» **DATA FOR THIS TASK**
- - - - - - -
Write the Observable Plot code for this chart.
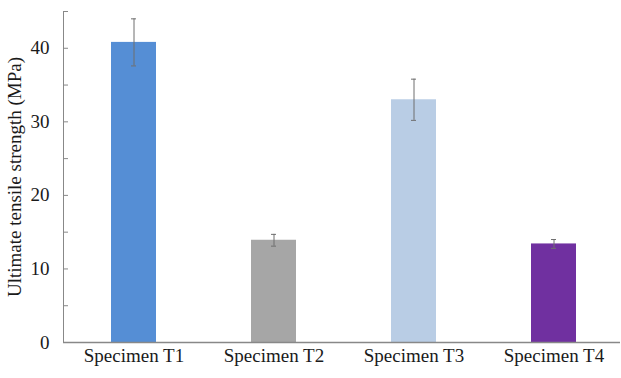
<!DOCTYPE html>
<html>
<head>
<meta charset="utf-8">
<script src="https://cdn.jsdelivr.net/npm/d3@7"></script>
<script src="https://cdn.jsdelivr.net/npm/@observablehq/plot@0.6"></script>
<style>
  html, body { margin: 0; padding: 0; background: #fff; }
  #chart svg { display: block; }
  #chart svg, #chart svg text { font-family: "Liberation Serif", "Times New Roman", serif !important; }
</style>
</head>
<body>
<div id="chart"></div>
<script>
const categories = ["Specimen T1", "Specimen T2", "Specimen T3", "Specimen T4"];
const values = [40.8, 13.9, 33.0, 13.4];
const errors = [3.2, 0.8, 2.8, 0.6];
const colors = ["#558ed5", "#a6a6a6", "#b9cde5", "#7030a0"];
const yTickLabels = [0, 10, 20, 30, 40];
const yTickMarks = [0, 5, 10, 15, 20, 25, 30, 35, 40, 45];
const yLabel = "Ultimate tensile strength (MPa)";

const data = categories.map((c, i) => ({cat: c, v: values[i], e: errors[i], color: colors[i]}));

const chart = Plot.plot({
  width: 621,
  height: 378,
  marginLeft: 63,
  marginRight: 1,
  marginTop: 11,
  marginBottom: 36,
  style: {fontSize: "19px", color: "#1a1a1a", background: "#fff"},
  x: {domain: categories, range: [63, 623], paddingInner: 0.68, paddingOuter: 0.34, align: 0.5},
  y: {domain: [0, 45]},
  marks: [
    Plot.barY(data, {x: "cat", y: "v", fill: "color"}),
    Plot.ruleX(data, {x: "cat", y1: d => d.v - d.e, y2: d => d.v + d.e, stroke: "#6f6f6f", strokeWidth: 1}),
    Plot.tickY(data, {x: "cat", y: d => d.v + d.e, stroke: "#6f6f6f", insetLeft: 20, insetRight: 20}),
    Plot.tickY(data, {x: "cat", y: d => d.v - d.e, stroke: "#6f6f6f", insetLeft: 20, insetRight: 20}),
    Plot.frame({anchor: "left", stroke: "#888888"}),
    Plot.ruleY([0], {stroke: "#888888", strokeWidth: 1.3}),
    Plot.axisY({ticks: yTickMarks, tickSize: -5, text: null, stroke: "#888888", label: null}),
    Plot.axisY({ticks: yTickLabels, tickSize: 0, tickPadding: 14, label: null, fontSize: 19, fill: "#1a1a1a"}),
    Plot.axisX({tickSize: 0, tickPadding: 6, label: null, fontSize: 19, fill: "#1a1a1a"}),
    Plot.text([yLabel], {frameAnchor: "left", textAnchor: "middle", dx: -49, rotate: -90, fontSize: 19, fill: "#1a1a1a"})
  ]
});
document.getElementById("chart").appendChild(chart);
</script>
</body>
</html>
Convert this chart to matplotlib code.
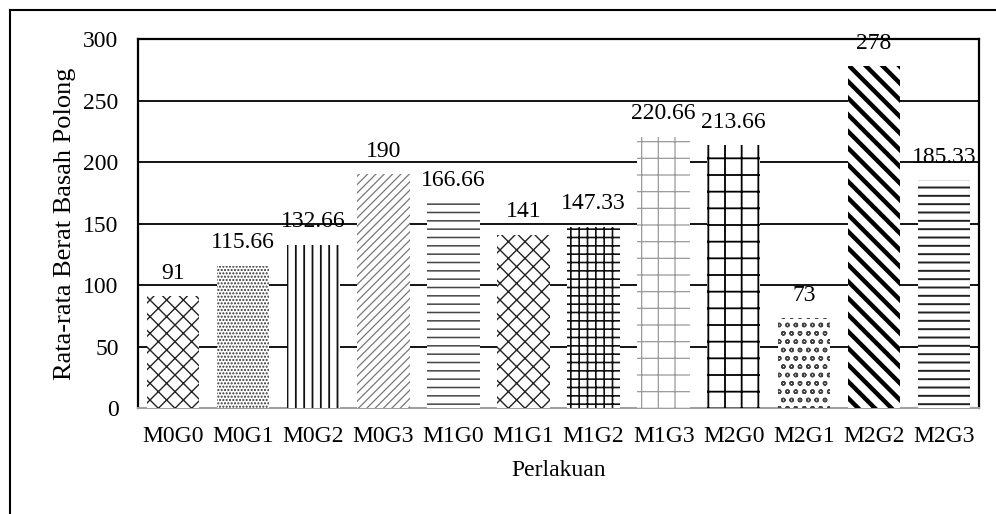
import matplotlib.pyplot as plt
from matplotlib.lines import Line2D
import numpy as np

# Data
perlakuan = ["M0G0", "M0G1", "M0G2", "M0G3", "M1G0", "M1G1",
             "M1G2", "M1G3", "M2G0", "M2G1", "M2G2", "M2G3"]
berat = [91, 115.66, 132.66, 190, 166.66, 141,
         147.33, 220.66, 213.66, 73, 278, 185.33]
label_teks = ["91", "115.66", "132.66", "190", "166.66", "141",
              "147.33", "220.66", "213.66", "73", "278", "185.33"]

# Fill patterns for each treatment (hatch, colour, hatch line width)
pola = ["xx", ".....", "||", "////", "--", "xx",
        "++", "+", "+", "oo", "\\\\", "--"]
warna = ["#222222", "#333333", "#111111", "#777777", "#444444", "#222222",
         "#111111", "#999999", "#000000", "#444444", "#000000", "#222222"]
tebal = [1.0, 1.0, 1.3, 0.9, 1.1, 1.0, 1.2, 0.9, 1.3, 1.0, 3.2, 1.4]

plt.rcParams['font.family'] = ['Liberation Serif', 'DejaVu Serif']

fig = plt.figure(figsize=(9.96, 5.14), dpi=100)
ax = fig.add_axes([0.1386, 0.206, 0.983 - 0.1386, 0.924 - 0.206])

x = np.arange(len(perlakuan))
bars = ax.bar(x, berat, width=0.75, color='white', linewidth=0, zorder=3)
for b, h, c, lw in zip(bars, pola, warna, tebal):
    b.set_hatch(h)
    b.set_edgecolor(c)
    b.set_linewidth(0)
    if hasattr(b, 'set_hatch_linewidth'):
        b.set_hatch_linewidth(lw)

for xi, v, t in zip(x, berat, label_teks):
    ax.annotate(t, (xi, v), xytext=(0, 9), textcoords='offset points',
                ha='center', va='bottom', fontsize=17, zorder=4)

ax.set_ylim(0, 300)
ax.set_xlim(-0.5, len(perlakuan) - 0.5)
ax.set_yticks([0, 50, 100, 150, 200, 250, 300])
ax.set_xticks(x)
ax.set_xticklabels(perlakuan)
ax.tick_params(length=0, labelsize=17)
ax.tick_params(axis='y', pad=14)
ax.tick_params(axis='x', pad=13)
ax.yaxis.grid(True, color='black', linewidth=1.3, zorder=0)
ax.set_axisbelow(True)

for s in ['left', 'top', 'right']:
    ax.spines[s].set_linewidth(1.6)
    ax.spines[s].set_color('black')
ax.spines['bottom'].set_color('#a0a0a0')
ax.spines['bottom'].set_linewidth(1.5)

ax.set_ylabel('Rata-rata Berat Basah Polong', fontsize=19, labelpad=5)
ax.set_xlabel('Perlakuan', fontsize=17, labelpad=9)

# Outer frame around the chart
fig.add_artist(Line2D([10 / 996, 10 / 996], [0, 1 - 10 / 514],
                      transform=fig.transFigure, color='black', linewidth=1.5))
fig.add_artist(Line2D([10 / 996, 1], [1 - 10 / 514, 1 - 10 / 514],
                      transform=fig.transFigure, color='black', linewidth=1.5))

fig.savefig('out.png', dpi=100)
- - - - - - -
» **REQUEST**
Go to the line containing "Convert this chart to matplotlib code." and copy exactly from there through the line containing "ax = fig.add_axes([0.1386, 0.206, 0.983", both included, and nothing more. Pictures are excluded.

» **TASK ANSWER**
Convert this chart to matplotlib code.
import matplotlib.pyplot as plt
from matplotlib.lines import Line2D
import numpy as np

# Data
perlakuan = ["M0G0", "M0G1", "M0G2", "M0G3", "M1G0", "M1G1",
             "M1G2", "M1G3", "M2G0", "M2G1", "M2G2", "M2G3"]
berat = [91, 115.66, 132.66, 190, 166.66, 141,
         147.33, 220.66, 213.66, 73, 278, 185.33]
label_teks = ["91", "115.66", "132.66", "190", "166.66", "141",
              "147.33", "220.66", "213.66", "73", "278", "185.33"]

# Fill patterns for each treatment (hatch, colour, hatch line width)
pola = ["xx", ".....", "||", "////", "--", "xx",
        "++", "+", "+", "oo", "\\\\", "--"]
warna = ["#222222", "#333333", "#111111", "#777777", "#444444", "#222222",
         "#111111", "#999999", "#000000", "#444444", "#000000", "#222222"]
tebal = [1.0, 1.0, 1.3, 0.9, 1.1, 1.0, 1.2, 0.9, 1.3, 1.0, 3.2, 1.4]

plt.rcParams['font.family'] = ['Liberation Serif', 'DejaVu Serif']

fig = plt.figure(figsize=(9.96, 5.14), dpi=100)
ax = fig.add_axes([0.1386, 0.206, 0.983 - 0.1386, 0.924 - 0.206])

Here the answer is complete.